In composing my post on the battle for the Korengal Valley and the fact that the insurgents were quite willing to put women and children at risk in their fights with U.S. troops, I remembered a relevant snippet of dialogue from Apocalypse Now Redux.

The screenplay was written by John Milius and Francis Ford Coppola.

In this scene, towards the very end of this surreal Vietnam War epic, Col.Walter E. Kurtz (played by Marlon Brando) is holding forth, and Capt. Benjamin L. Willard (Martin Sheen) is his captive audience -- and I mean that literally. In his mind, Willard says, "I've never seen a man look so broken up and ripped apart."

They are at the renegade Kurtz's temple compound somewhere in Cambodia -- a no-go zone for American soldiers during the war. Kurtz has live Montagnard tribesmen as his warrior followers, but there are dead bodies everywhere. Willard, of course, has been sent by the U.S. Army to kill Kurtz ("terminate his command ... with extreme prejudice," in the film's milspeak), who instinctively knows his time is drawing to a close:

Marlon Brando as Col. Walter E. Kurtz in Apocalypse Now Redux

I've seen the horrors. The horrors that you've seen.

But you have no right to call me a murderer. You have the right to kill me. You have a right to do that. But you have no right to judge me.
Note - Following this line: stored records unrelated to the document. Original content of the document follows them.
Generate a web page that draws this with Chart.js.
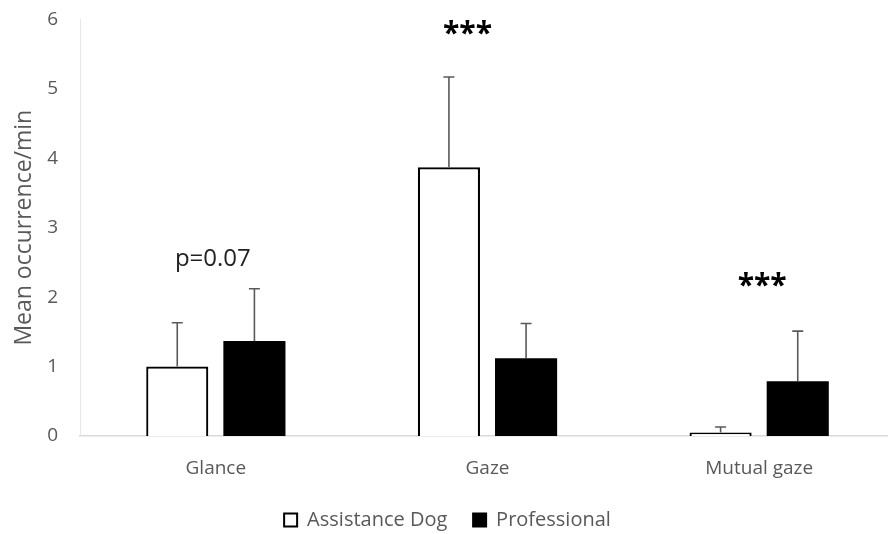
<!DOCTYPE html>
<html>
<head>
<meta charset="utf-8">
<script src="https://cdn.jsdelivr.net/npm/chart.js@4"></script>
<style>
  html, body { margin: 0; padding: 0; background: #fff; overflow: hidden; }
  #wrap { position: relative; top: -14px; width: 895px; height: 554px; }
</style>
</head>
<body>
<div id="wrap"><canvas id="chart"></canvas></div>
<script>
const categories = ['Glance', 'Gaze', 'Mutual gaze'];
const assistanceMeans = [1.0, 3.87, 0.05];
const assistanceErrors = [0.63, 1.30, 0.08];
const professionalMeans = [1.37, 1.12, 0.79];
const professionalErrors = [0.75, 0.50, 0.72];
const yTicks = [0, 1, 2, 3, 4, 5, 6];
const sigLabels = ['p=0.07', '***', '***'];
const sigValues = [2.55, 5.83, 2.2];

const errors = [assistanceErrors, professionalErrors];
const FONT = '"Open Sans", Lato, sans-serif';

// Draw upward error bars and the significance labels
const extrasPlugin = {
    id: 'extras',
    afterDatasetsDraw(chart) {
        const ctx = chart.ctx;
        const y = chart.scales.y;
        ctx.save();
        chart.data.datasets.forEach((ds, i) => {
            const meta = chart.getDatasetMeta(i);
            meta.data.forEach((bar, j) => {
                const top = y.getPixelForValue(ds.data[j]);
                const end = y.getPixelForValue(ds.data[j] + errors[i][j]);
                ctx.strokeStyle = '#5a5a5a';
                ctx.lineWidth = 1.6;
                ctx.beginPath();
                ctx.moveTo(bar.x, top);
                ctx.lineTo(bar.x, end);
                ctx.moveTo(bar.x - 5.5, end);
                ctx.lineTo(bar.x + 5.5, end);
                ctx.stroke();
            });
        });
        const x = chart.scales.x;
        ctx.textAlign = 'center';
        ctx.textBaseline = 'middle';
        sigLabels.forEach((label, j) => {
            const px = x.getPixelForValue(j);
            const py = y.getPixelForValue(sigValues[j]);
            if (label === '***') {
                ctx.font = 'bold 30px ' + FONT;
                ctx.fillStyle = '#000';
                ctx.fillText(label, px + (j === 1 ? -20 : 3), py + 3);
            } else {
                ctx.font = '24px ' + FONT;
                ctx.fillStyle = '#222';
                ctx.fillText(label, px - 3, py);
            }
        });
        ctx.restore();
    }
};

new Chart(document.getElementById('chart'), {
    type: 'bar',
    data: {
        labels: categories,
        datasets: [{
            label: 'Assistance Dog',
            data: assistanceMeans,
            backgroundColor: '#ffffff',
            borderColor: '#000000',
            borderWidth: 2.2,
            borderSkipped: 'bottom'
        }, {
            label: 'Professional',
            data: professionalMeans,
            backgroundColor: '#000000',
            borderColor: '#000000',
            borderWidth: 0
        }]
    },
    options: {
        responsive: true,
        maintainAspectRatio: false,
        animation: false,
        categoryPercentage: 0.568,
        barPercentage: 0.805,
        layout: { padding: { top: 0, right: 0, bottom: 0, left: 0 } },
        plugins: {
            legend: {
                position: 'bottom',
                labels: {
                    boxWidth: 13,
                    boxHeight: 13,
                    color: '#595959',
                    font: { family: FONT, size: 20 },
                    padding: 5,
                    generateLabels(chart) {
                        return chart.data.datasets.map((ds, i) => ({
                            // extra spaces widen the gap between the two entries
                            text: i === 0 ? ds.label + '    ' : ds.label,
                            fillStyle: ds.backgroundColor,
                            strokeStyle: '#000',
                            lineWidth: 2,
                            fontColor: '#595959',
                            datasetIndex: i
                        }));
                    }
                }
            },
            tooltip: { enabled: false }
        },
        scales: {
            x: {
                grid: { display: false, drawTicks: false },
                border: { color: '#d9d9d9', width: 1.5 },
                ticks: {
                    color: '#595959',
                    font: { family: FONT, size: 19 },
                    padding: 21
                },
                afterFit(axis) {
                    axis.height = 69;
                }
            },
            y: {
                min: 0,
                max: 6,
                afterBuildTicks(axis) {
                    axis.ticks = yTicks.map(v => ({ value: v }));
                },
                grid: { display: false, drawTicks: false },
                border: { color: '#e6e6e6', width: 1 },
                ticks: {
                    color: '#595959',
                    font: { family: FONT, size: 19 },
                    padding: 22
                },
                title: {
                    display: true,
                    text: 'Mean occurrence/min',
                    color: '#595959',
                    font: { family: FONT, size: 23 },
                    padding: { top: 11, bottom: 4 }
                },
                afterFit(axis) {
                    axis.width = 80;
                }
            }
        }
    },
    plugins: [extrasPlugin]
});
</script>
</body>
</html>
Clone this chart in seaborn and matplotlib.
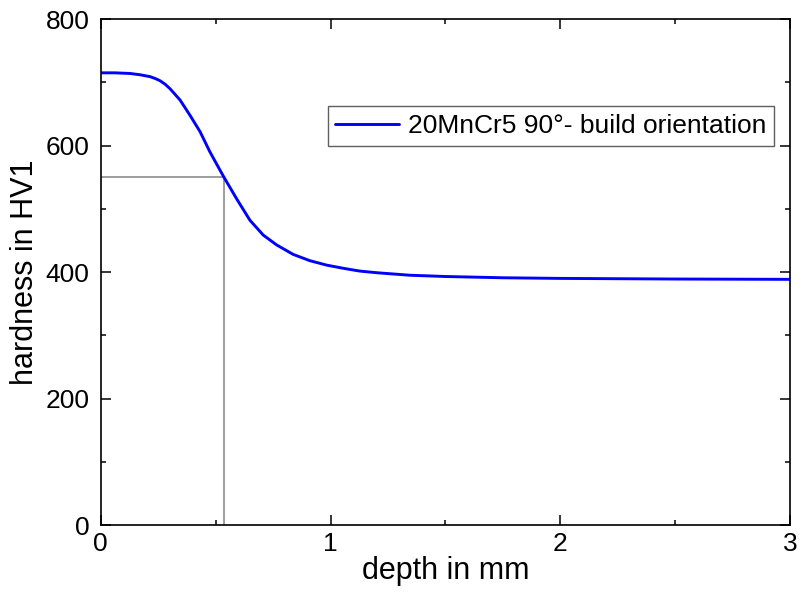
import matplotlib
matplotlib.use("Agg")
from matplotlib import pyplot as plt
from matplotlib.ticker import MultipleLocator
import pandas as pd
import seaborn as sns

# hardness profile
depth = [0.0, 0.06, 0.127, 0.17, 0.214, 0.237, 0.258, 0.28, 0.301, 0.345,
         0.388, 0.432, 0.475, 0.519, 0.536, 0.591, 0.649, 0.707, 0.765,
         0.837, 0.91, 0.983, 1.055, 1.127, 1.2, 1.345, 1.5, 1.75, 2.0,
         2.5, 3.0]
hardness = [715, 715, 714, 712, 709, 706, 702.5, 697, 690, 672,
            648, 622, 590, 561, 550, 516, 482, 458.5, 443,
            428, 418, 411, 406, 401.6, 399, 395, 393, 391, 390,
            389, 388.5]
label = '20MnCr5 90°- build orientation'

# marker for the 550 HV1 limit
limit_depth = 0.535
limit_hv = 550

df = pd.DataFrame({'depth': depth, 'hardness': hardness})

sns.set_theme(style='ticks')
plt.rcParams['font.family'] = ['Liberation Sans', 'DejaVu Sans']
plt.rcParams['text.color'] = 'black'
plt.rcParams['axes.labelcolor'] = 'black'
plt.rcParams['xtick.labelcolor'] = 'black'
plt.rcParams['ytick.labelcolor'] = 'black'

fig = plt.figure(figsize=(8, 5.96), dpi=100)
ax = fig.add_axes([0.126, 0.119, 0.8615, 0.849])

sns.lineplot(ax=ax, data=df, x='depth', y='hardness', color='#0000ff',
             linewidth=2.1, label=label)

ax.plot([0, limit_depth], [limit_hv, limit_hv], color='#8c8c8c', linewidth=1.2, zorder=1)
ax.plot([limit_depth, limit_depth], [0, limit_hv], color='#8c8c8c', linewidth=1.2, zorder=1)

ax.set_xlim(0, 3)
ax.set_ylim(0, 800)
ax.xaxis.set_major_locator(MultipleLocator(1))
ax.xaxis.set_minor_locator(MultipleLocator(0.5))
ax.yaxis.set_major_locator(MultipleLocator(200))
ax.yaxis.set_minor_locator(MultipleLocator(100))

ax.tick_params(which='both', direction='in', top=True, right=True,
               width=1.1, color='black', labelsize=19)
ax.tick_params(axis='x', pad=5)
ax.tick_params(axis='y', pad=8)
ax.tick_params(which='major', length=7)
ax.tick_params(which='minor', length=3.5)
for s in ax.spines.values():
    s.set_linewidth(1.2)
    s.set_color('black')

ax.set_xlabel('depth in mm', fontsize=22, labelpad=0)
ax.set_ylabel('hardness in HV1', fontsize=22, labelpad=4)

leg = ax.legend(loc='upper left', bbox_to_anchor=(0.329, 0.828), fontsize=19,
                fancybox=False, framealpha=1, edgecolor='#606060',
                handlelength=2.4, handletextpad=0.35, borderpad=0.3,
                borderaxespad=0)
leg.get_frame().set_linewidth(1.0)

plt.savefig('out.png', dpi=100)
It's impossible for words to describe what is ... necessary, to those who do not know what "horror" means.

Horror.

Horror has a face, and you must make a friend of horror.

Horror and moral terror are your friends. It they are not, then they are enemies to be feared. They are truly enemies.

I remember when I was with Special Forces. Seems a thousand centuries ago. We went into a camp to inoculate some children. We'd left the camp after we had inoculated the children for polio. And this old man came running after us, and he was crying. He couldn't say. We went back there, and they had come and hacked off every inoculated arm. There they were, in a pile. A pile of ... little arms. And, I remember, I, I cried, I wept like some ... grandmother. I wanted to tear my teeth out. I didn't know what I wanted to do. And I want to remember it. I never want to forget it. I never want to forget.

And then I realized, like I was shot, like I was shot with a diamond -- a diamond bullet right through my forehead.

And I thought, My God, the genius of that! The genius. The will to do that. Perfect, genuine, complete, crystalline, pure. And then I realized, that  they were stronger than we. Because they could stand it.

These were not monsters. These were men, trained cadres. These men who fought with their hearts, who have families, who have children, who are filled with love ... that they had the strength, the strength ... to do that.

If I had 10 divisions of those men, then our troubles here would be over very quickly. You have to have men who are moral, and at the same time, who are able to utilize their primordial instincts to kill without feeling, without passion. Without judgment. Without Judgment. Because it's judgment that defeats us.